◆ Problem description:
Everything from the first line of the data through the line with "(E) -- (ymark);" is to be echoed exactly, minus the pictures.
════════════════════
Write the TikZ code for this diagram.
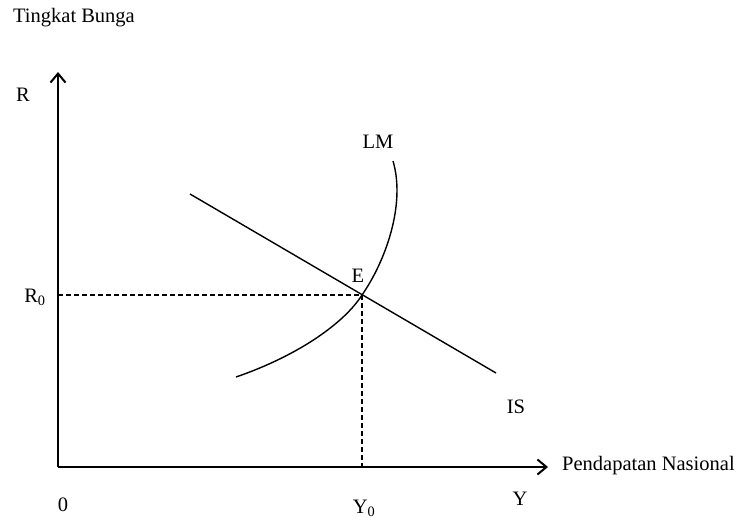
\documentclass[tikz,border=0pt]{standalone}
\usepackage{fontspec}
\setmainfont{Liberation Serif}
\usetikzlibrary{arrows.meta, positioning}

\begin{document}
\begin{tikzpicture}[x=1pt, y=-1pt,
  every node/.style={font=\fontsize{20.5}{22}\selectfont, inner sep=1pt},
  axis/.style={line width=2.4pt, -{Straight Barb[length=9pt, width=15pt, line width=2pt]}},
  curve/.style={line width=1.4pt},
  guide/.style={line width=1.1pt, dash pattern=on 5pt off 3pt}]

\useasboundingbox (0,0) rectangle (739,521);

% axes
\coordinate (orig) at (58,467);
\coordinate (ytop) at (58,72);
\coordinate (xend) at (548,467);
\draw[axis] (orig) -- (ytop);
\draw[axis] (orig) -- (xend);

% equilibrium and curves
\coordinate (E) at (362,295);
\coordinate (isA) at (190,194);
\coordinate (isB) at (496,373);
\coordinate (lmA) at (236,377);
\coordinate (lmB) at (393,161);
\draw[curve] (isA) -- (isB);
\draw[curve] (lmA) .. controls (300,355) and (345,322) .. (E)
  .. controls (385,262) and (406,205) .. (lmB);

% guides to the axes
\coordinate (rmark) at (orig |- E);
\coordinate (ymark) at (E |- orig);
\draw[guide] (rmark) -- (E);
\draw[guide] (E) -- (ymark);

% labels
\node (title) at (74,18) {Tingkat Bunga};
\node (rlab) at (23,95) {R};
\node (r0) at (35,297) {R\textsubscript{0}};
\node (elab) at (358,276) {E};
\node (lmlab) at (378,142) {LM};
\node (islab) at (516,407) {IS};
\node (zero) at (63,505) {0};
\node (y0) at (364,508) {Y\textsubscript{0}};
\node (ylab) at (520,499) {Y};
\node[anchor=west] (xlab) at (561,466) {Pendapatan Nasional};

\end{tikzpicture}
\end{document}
════════════════════
◆ Output for this exercise:
Write the TikZ code for this diagram.
\documentclass[tikz,border=0pt]{standalone}
\usepackage{fontspec}
\setmainfont{Liberation Serif}
\usetikzlibrary{arrows.meta, positioning}

\begin{document}
\begin{tikzpicture}[x=1pt, y=-1pt,
  every node/.style={font=\fontsize{20.5}{22}\selectfont, inner sep=1pt},
  axis/.style={line width=2.4pt, -{Straight Barb[length=9pt, width=15pt, line width=2pt]}},
  curve/.style={line width=1.4pt},
  guide/.style={line width=1.1pt, dash pattern=on 5pt off 3pt}]

\useasboundingbox (0,0) rectangle (739,521);

% axes
\coordinate (orig) at (58,467);
\coordinate (ytop) at (58,72);
\coordinate (xend) at (548,467);
\draw[axis] (orig) -- (ytop);
\draw[axis] (orig) -- (xend);

% equilibrium and curves
\coordinate (E) at (362,295);
\coordinate (isA) at (190,194);
\coordinate (isB) at (496,373);
\coordinate (lmA) at (236,377);
\coordinate (lmB) at (393,161);
\draw[curve] (isA) -- (isB);
\draw[curve] (lmA) .. controls (300,355) and (345,322) .. (E)
  .. controls (385,262) and (406,205) .. (lmB);

% guides to the axes
\coordinate (rmark) at (orig |- E);
\coordinate (ymark) at (E |- orig);
\draw[guide] (rmark) -- (E);
\draw[guide] (E) -- (ymark);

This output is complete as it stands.